» **Information supplied**
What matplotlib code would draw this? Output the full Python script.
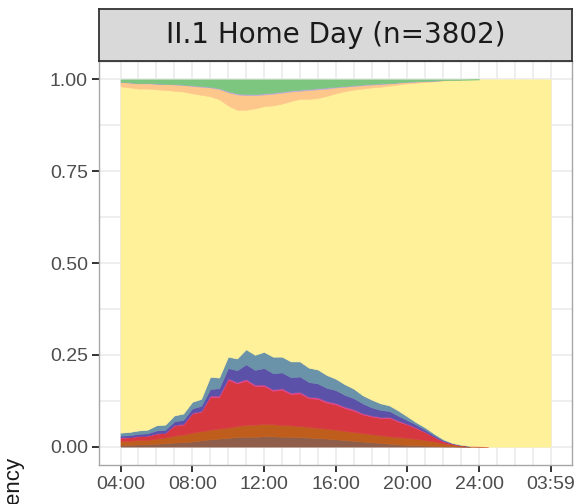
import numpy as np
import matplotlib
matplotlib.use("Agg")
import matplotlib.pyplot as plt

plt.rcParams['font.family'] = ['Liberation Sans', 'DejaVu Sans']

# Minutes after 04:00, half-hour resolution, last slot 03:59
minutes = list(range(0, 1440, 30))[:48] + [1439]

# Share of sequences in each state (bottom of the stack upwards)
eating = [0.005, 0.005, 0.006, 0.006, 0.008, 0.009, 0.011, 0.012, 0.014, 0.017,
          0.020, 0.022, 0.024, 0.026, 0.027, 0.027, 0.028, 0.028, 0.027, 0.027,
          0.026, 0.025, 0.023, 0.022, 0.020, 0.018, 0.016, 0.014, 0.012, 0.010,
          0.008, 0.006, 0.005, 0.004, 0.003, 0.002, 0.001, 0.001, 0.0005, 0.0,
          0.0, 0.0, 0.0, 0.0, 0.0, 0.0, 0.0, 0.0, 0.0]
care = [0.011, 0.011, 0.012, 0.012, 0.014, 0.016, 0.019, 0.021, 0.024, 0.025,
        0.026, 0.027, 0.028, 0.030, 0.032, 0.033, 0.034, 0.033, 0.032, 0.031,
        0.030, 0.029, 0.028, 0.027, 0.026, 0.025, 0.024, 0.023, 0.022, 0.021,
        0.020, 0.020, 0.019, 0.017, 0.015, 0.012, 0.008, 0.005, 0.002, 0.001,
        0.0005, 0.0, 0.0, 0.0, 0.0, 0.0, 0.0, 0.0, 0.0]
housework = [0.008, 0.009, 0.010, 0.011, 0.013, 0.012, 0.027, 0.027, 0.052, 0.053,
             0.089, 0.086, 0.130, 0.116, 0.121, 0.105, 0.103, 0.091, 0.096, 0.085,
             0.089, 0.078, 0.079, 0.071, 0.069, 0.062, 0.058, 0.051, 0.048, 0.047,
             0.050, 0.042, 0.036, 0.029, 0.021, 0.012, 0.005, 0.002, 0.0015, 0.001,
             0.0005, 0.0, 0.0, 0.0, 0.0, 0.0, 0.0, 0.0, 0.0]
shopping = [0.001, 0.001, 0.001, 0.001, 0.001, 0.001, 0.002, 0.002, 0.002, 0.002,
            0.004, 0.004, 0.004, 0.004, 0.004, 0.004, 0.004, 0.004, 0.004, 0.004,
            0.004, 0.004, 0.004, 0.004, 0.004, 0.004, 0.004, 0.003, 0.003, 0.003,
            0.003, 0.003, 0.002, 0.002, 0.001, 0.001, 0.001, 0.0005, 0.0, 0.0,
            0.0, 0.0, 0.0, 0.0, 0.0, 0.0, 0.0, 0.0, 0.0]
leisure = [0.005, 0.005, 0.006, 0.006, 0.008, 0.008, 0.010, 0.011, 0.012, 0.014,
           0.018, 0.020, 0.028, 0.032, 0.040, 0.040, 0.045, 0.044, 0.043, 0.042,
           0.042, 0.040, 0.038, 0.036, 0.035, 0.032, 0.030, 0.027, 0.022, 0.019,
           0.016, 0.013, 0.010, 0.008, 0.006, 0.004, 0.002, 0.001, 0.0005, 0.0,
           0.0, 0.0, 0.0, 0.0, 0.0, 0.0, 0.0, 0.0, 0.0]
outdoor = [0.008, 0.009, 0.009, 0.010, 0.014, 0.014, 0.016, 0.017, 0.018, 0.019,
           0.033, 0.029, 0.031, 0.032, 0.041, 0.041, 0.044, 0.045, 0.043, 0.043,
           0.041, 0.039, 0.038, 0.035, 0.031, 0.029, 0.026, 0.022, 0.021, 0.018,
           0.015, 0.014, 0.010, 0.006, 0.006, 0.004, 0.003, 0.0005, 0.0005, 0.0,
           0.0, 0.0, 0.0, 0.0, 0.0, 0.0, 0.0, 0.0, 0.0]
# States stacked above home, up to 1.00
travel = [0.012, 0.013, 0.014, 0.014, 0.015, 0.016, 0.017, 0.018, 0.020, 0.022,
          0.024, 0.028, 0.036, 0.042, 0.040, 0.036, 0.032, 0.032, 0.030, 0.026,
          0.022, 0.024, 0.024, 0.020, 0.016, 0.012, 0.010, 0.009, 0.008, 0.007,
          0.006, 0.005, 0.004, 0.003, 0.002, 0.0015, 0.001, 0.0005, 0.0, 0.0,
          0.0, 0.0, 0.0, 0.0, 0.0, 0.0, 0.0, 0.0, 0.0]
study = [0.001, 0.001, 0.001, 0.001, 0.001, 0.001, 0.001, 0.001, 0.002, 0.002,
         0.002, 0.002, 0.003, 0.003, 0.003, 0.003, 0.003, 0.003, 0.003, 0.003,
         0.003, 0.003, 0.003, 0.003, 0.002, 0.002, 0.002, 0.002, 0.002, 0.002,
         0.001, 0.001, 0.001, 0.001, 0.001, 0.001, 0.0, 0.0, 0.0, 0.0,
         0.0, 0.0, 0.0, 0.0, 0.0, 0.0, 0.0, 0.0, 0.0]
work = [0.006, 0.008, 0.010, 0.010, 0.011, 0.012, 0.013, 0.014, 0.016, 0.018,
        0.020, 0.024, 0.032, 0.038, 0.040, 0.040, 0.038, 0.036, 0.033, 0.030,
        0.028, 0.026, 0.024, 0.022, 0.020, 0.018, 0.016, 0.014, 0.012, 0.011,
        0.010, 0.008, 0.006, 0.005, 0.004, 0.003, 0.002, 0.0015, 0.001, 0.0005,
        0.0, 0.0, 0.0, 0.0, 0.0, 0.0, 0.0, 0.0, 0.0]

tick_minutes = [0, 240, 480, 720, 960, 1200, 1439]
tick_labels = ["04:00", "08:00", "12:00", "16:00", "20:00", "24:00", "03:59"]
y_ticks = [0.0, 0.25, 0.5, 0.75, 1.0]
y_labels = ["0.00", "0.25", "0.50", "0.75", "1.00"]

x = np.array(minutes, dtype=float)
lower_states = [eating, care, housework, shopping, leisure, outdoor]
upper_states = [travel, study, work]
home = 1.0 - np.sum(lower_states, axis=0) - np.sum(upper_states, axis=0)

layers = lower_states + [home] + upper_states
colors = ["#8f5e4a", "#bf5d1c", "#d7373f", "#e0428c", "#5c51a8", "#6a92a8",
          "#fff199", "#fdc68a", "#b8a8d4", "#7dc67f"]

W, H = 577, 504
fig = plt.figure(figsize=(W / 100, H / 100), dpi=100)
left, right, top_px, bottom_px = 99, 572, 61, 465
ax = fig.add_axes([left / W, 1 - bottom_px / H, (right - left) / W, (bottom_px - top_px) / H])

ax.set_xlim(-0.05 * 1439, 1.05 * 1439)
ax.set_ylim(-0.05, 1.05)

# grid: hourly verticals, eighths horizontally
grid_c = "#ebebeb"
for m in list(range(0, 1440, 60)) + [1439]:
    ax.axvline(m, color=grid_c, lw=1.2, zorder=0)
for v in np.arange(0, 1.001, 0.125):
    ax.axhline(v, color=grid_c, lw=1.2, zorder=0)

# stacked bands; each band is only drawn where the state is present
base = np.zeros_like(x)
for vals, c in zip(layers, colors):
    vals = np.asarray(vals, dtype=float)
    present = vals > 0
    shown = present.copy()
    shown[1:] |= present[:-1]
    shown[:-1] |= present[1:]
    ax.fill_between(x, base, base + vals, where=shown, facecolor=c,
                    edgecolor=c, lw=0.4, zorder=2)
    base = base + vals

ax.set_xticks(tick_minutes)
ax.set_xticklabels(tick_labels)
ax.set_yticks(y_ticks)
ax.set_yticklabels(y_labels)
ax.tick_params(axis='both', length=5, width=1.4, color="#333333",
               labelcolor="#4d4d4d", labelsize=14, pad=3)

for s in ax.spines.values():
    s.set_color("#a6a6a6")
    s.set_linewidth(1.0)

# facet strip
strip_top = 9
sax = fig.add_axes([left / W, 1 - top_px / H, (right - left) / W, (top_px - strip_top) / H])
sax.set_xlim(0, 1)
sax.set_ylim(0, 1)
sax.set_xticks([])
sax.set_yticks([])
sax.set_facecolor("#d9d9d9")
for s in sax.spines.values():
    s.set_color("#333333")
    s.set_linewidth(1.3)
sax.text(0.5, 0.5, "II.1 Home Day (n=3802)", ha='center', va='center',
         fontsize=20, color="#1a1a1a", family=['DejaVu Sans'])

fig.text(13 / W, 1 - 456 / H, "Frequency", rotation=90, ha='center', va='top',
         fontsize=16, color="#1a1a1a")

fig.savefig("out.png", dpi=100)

» **To do**
Transcribe the opening line of the listing above, please, and every line after it through the line with "minutes = list(range(0, 1440, 30))[:48]", word for word, without pictures.

» **Finished exercise**
What matplotlib code would draw this? Output the full Python script.
import numpy as np
import matplotlib
matplotlib.use("Agg")
import matplotlib.pyplot as plt

plt.rcParams['font.family'] = ['Liberation Sans', 'DejaVu Sans']

# Minutes after 04:00, half-hour resolution, last slot 03:59
minutes = list(range(0, 1440, 30))[:48] + [1439]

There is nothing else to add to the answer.